Hydraulic Rock Fracture Damage Quantification using Acoustic Emission Source Parameters

Nanodarcy permeability is common in many oil- and gas-bearing formations requiring unconventional stimulation technologies, such as hydraulic fracturing (HF), which can connect the isolated hydrocarbon-rich pores with a wellbore through induced fracture networks. Even though a dense induced fracture network is capable of accessing economic amounts of hydrocarbons, much of the rock between and very close to the fracture network is still un-accessed and contains extremely low permeability. Inducing fracture networks into brittle rock can create large amounts of micro failures in surrounding regions that are not connected to the wellbore, as can be seen in Fig. 1(a) from the very wide acoustic emissions (AEs) cloud associated with a narrow fracture generation. It is possible in certain types of rock to increase the effective matrix permeability in localized regions based on the damage associated with the surrounding hydraulic fractures and subsequent high stress concentrations along localized pre-existing potential failure zones.

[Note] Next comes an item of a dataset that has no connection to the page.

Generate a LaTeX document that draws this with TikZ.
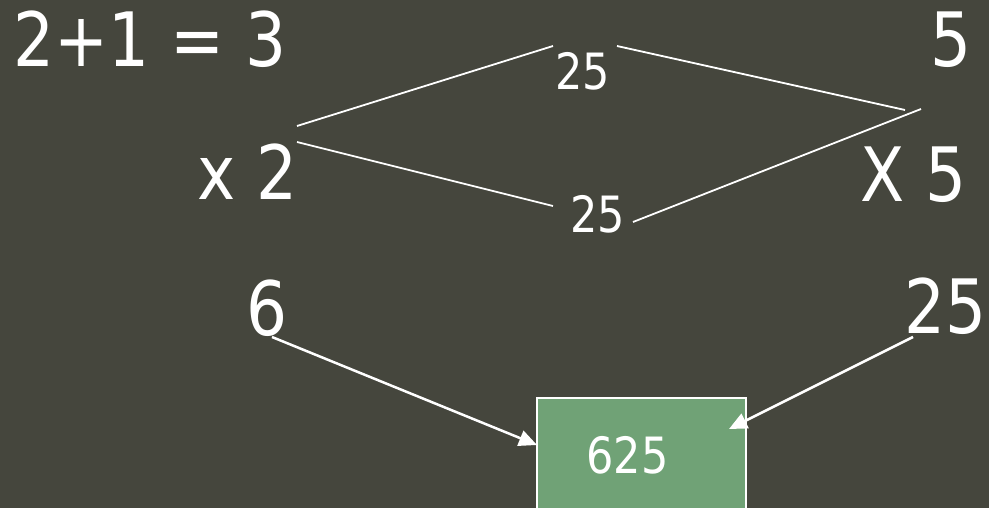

To study this problem, laboratory HF tests were performed at true-triaxial stress state in brittle crystalline rock while monitoring AEs. The AE associated with HF was analyzed for source parameters using the moment tensor inversion method called Simplified Green’s Functions for Moment Tensor Analysis (SiGMA). Using the moment tensor for each individual AE event, the mode of failure was determined. Crack slip directions and crack face normal directions were also found, along with the relative volume of individual micro failures as well as a damage parameter. The associated source parameters were used to classify differing regions of damage in the sample induced from HF and correlate these regions of differing damage to the effective drainage region. Shown in Fig. 1(b) is a near-wellbore (NWB) region that contained three times larger average relative volumetric deformation of individual tensile AE events than the average tensile AE event volume from the entire sample. Because of the large difference in micro fracture volumetric deformation for the NWB region compared to the entire sample, predictions of HF induced damage must be included in reservoir drainage predictions.